Die Poesie ist rund

Die Ausstellung „Weltsprache Fußball“ im Braunschweiger Museum für Photographie präsentiert Bilder, die zeigen: Fotografierter Fußball muss nicht nur Sport bedeuten. Auch Politik und Poesie lassen sich über den Fußball ins Bild setzen

von Tim Meyer

Fußball ist mehr als ein Spiel. Wahrscheinlich gibt es nichts Universelleres. Spätestens 2006 werden die Massen in Deutschland wieder vor den Videoleinwänden stehen und sich nach Toren in die Arme fallen. Und im besten Fall ist es egal, wem man da in die Arme fällt: Nach dem WM-Finale 2002 feierten nicht selten deutsche und brasilianische Fans zusammen, obwohl es nur einen Sieger gab.

Auf grenzüberschreitende Begeisterung trifft man immer wieder in der Ausstellung „Weltsprache Fußball“, die derzeit im Museum für Photographie in Braunschweig zu sehen ist. Konzipiert wurde die Schau vom Goethe-Institut in Zusammenarbeit mit Magnum Photos, jener Agentur, die 1947 von Henri Cartier-Bresson, Robert Capa und David Seymour gegründet wurde. In den Magnum-Archiven haben die Ausstellungsmacher etwa 4.000 Bilder gefunden, bei denen Fußball eine Rolle spielt. Das Reizvolle an den Magnum-Bildern: Der Blick auf den Fußball ist ein besonderer. Denn es gibt wenige Fotos, die zu einer Überschrift wie „Bayern München muss gegen Werder Bremen desaströse Niederlage einstecken“ passen würden.

In Braunschweig – übrigens heißt es, hier wurde vor 130 Jahren in Deutschland zum ersten Mal Fußball gespielt – werden die 50 Bilder in lockerer thematischer Gliederung präsentiert: Es gibt beispielsweise einen Raum mit Fans, einen mit Toren und einen mit einer Art Ländervergleich.

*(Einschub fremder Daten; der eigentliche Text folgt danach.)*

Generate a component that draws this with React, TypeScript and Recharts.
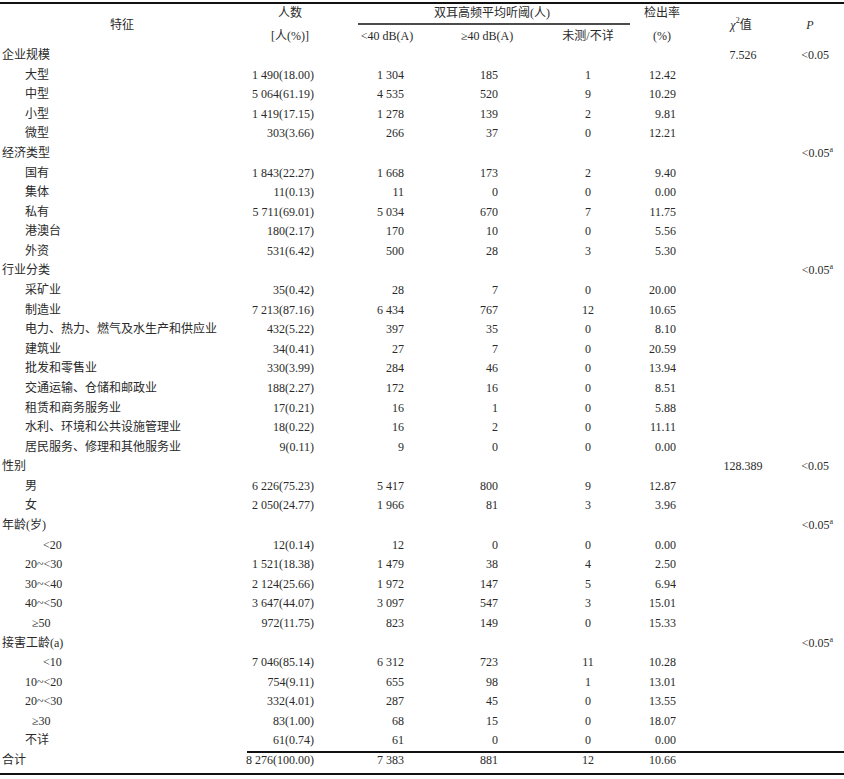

Der Fotograf Thomas Dworzak, gebürtiger Münchner mit Wohnsitz New York, zeigt auf seinem Bild spielende Männern aus Afghanistan. Das Foto entstand 2001, die Taliban beherrschten noch das Land und im Stadion von Kabul wurden Menschen exekutiert. Fußball durfte dort natürlich nicht gespielt werden. Auf Dworzaks Bild spielen die Menschen trotzdem: Irgendwo auf einer Wiese mit einem mächtigen Berg im Hintergrund und einer Frau im Bild, die verhüllt im Kaftan die Szene durchschreitet.

Gleich daneben ein Foto aus dem Iran, gemacht von dem Fotografen Abbas. Schaut man auf die Gesichter und Körperhaltung der iranischen Mädchen, ist da zwar ein Lächeln zu erkennen, aber keine wirkliche Entspannung. Beide Aufnahmen, obwohl durchaus ästhetisch interessant, bekommen ihre Qualität durch den Verweis auf das Außen, auf die politischen Realitäten jenseits des Spielfelds.

Im Raum der Fanansichten geht es vor allem um Gesichter und Rücken. Die Gesichter: angespannt oder enthemmt im Jubel. Die Rückenansichten dagegen zeugen von Konzentration. Wenn die Fans dann noch kambodschanische Mönche sind, die auf einer verwitterten Steintribüne sitzen, bekommt das Bild wieder einen doppelten Boden.

Aber auch Erdiges in Gestalt eines Schalke-Fans findet seinen Platz. Im Bild von Thomas Hoepker liegt ein Mann in passender Vereinsbettwäsche, sein Schnauzbart wirkt obligatorisch und an der Wand hängen Wimpel und Plakate. Ein Bild von einem Fan – bereichert allerdings durch ein Kind, das der Mann im Arm hält.

Neben der Freude am Ball werden in der Ausstellung auch kontemplative Bilder gezeigt, wie die schlichten Aufnahmen von Fußball-Toren von Lise Sarfati und Herbert List. Bei List hat das Tor die karge Poesie eines undefinierbaren Holzgestells, das ihn nur formal interessiert hat. Sarfati dagegen inszeniert das Tor im Schein des Flutlichtes als geheimnisvollen Zeugen vollbrachter Taten.

Zurück zum Spiel: Wenn Maradona in Rückenansicht die Arme in einem Halbkreis in die Luft reckt, erinnert es an ein Stoßgebet und mit viel Drang zu religiösen Interpretationen könnte man die Bildaufteilung als Kreuz interpretieren. Maradona, Fußball, Gott. Ja, es ist eine Religion, aber den Argentinier haben seine Sünden nicht ans Kreuz gebracht. Sie machten ihn nur schwer und langsam.